Vantaggi
The incident response work itself can be technically engaging at times, and there are capable people at the individual contributor level who genuinely care about the work.
Svantaggi
As an Incident Response Analyst at ServiceNow, my experience has been defined by two major shortcomings that made it difficult to stay motivated or see a future with the company: virtually no opportunity to learn or grow, and a leadership team that is constantly at war with itself over politics rather than focused on running an effective organization. On the learning side, the role is far more static than it is advertised. You are expected to handle incidents, follow the same processes repeatedly, and deliver results, but there is almost no investment in helping analysts develop beyond what they already know.

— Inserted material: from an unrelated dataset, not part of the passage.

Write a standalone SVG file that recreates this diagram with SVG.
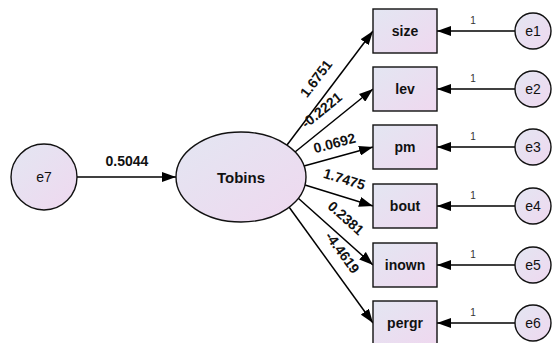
<svg xmlns="http://www.w3.org/2000/svg" width="552" height="343" viewBox="0 0 552 343">
<defs>
<linearGradient id="g" x1="0" y1="0" x2="1" y2="1">
<stop offset="0" stop-color="#e3e6f2"/>
<stop offset="1" stop-color="#efd8ef"/>
</linearGradient>
<marker id="ah" markerWidth="14" markerHeight="10" refX="14" refY="5" orient="auto" markerUnits="userSpaceOnUse">
<path d="M0,0 L14,5 L0,10 Z" fill="#000"/>
</marker>
<style>
.n{fill:url(#g);stroke:#111;stroke-width:1.4}
.t{font-family:"Liberation Sans",Arial,sans-serif;font-size:14px;fill:#111;text-anchor:middle;dominant-baseline:central}
.b{font-weight:bold}
.c{stroke:#000;stroke-width:1.5;fill:none;marker-end:url(#ah)}
.w{font-family:"Liberation Sans",Arial,sans-serif;font-size:14px;font-weight:bold;fill:#111;text-anchor:middle;dominant-baseline:central}
.o{font-family:"Liberation Sans",Arial,sans-serif;font-size:10px;fill:#333;text-anchor:middle}
</style>
</defs>
<rect width="552" height="343" fill="#fff"/>
<g id="connectors">
<line class="c" x1="77" y1="177" x2="176" y2="177"/>
<line class="c" x1="287" y1="145" x2="373" y2="31"/>
<line class="c" x1="295" y1="152" x2="373" y2="89"/>
<line class="c" x1="304" y1="166" x2="373" y2="147"/>
<line class="c" x1="305" y1="185" x2="373" y2="206"/>
<line class="c" x1="298" y1="198" x2="373" y2="265"/>
<line class="c" x1="289" y1="207" x2="373" y2="323"/>
<line class="c" x1="515" y1="31" x2="437" y2="31"/>
<line class="c" x1="515" y1="89" x2="437" y2="89"/>
<line class="c" x1="515" y1="147" x2="437" y2="147"/>
<line class="c" x1="515" y1="206" x2="437" y2="206"/>
<line class="c" x1="515" y1="265" x2="437" y2="265"/>
<line class="c" x1="515" y1="323" x2="437" y2="323"/>
<text class="w" x="127" y="161">0.5044</text>
<text class="w" transform="translate(316,78.5) rotate(-53)">1.6751</text>
<text class="w" transform="translate(321.5,110) rotate(-39)">-0.2221</text>
<text class="w" transform="translate(334.5,143) rotate(-15)">0.0692</text>
<text class="w" transform="translate(344.5,179) rotate(17)">1.7475</text>
<text class="w" transform="translate(346,218) rotate(42)">0.2381</text>
<text class="w" transform="translate(342.5,252.5) rotate(54)">-4.4619</text>
<text class="o" x="473" y="24">1</text>
<text class="o" x="473" y="82">1</text>
<text class="o" x="473" y="140">1</text>
<text class="o" x="473" y="199">1</text>
<text class="o" x="473" y="258">1</text>
<text class="o" x="473" y="316">1</text>
</g>
<g id="e7"><circle class="n" cx="44" cy="177" r="33"/><text class="t" x="44" y="177">e7</text></g>
<g id="Tobins"><ellipse class="n" cx="241" cy="177" rx="65" ry="45"/><text class="t b" x="241" y="177" style="font-size:15px">Tobins</text></g>
<g id="size"><rect class="n" x="373" y="9" width="64" height="44"/><text class="t b" x="405" y="31">size</text></g>
<g id="lev"><rect class="n" x="373" y="67" width="64" height="44"/><text class="t b" x="405" y="89">lev</text></g>
<g id="pm"><rect class="n" x="373" y="125" width="64" height="44"/><text class="t b" x="405" y="147">pm</text></g>
<g id="bout"><rect class="n" x="373" y="184" width="64" height="44"/><text class="t b" x="405" y="206">bout</text></g>
<g id="inown"><rect class="n" x="373" y="243" width="64" height="44"/><text class="t b" x="405" y="265">inown</text></g>
<g id="pergr"><rect class="n" x="373" y="301" width="64" height="44"/><text class="t b" x="405" y="323">pergr</text></g>
<g id="e1"><circle class="n" cx="533" cy="31" r="18"/><text class="t" x="533" y="31">e1</text></g>
<g id="e2"><circle class="n" cx="533" cy="89" r="18"/><text class="t" x="533" y="89">e2</text></g>
<g id="e3"><circle class="n" cx="533" cy="147" r="18"/><text class="t" x="533" y="147">e3</text></g>
<g id="e4"><circle class="n" cx="533" cy="206" r="18"/><text class="t" x="533" y="206">e4</text></g>
<g id="e5"><circle class="n" cx="533" cy="265" r="18"/><text class="t" x="533" y="265">e5</text></g>
<g id="e6"><circle class="n" cx="533" cy="323" r="18"/><text class="t" x="533" y="323">e6</text></g>
</svg>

Training budgets are thin, mentorship is nonexistent in any meaningful sense, and access to new tooling, methodologies, or cross-functional exposure is minimal. If you are early in your career and hoping to build depth in incident response or adjacent security domains, this environment will actively hold you back rather than push you forward. The leadership culture is arguably the bigger problem. Senior leaders are visibly and openly at odds with one another, and that tension constantly filters down to the people doing the actual work. Priorities shift frequently, not because the business demands it, but because different leaders are pulling in different directions and the team ends up caught in the crossfire. There is a noticeable disconnect between what leadership says and what is actually happening operationally, and this creates a credibility gap that is hard to ignore. The political atmosphere rewards those who are good at self-promotion and alliance-building over those who are simply good at their jobs. But you will be ****ed over if a new leader doesn't like you. Bottom line: the work itself can be interesting, but the environment surrounding it makes it very hard to thrive here.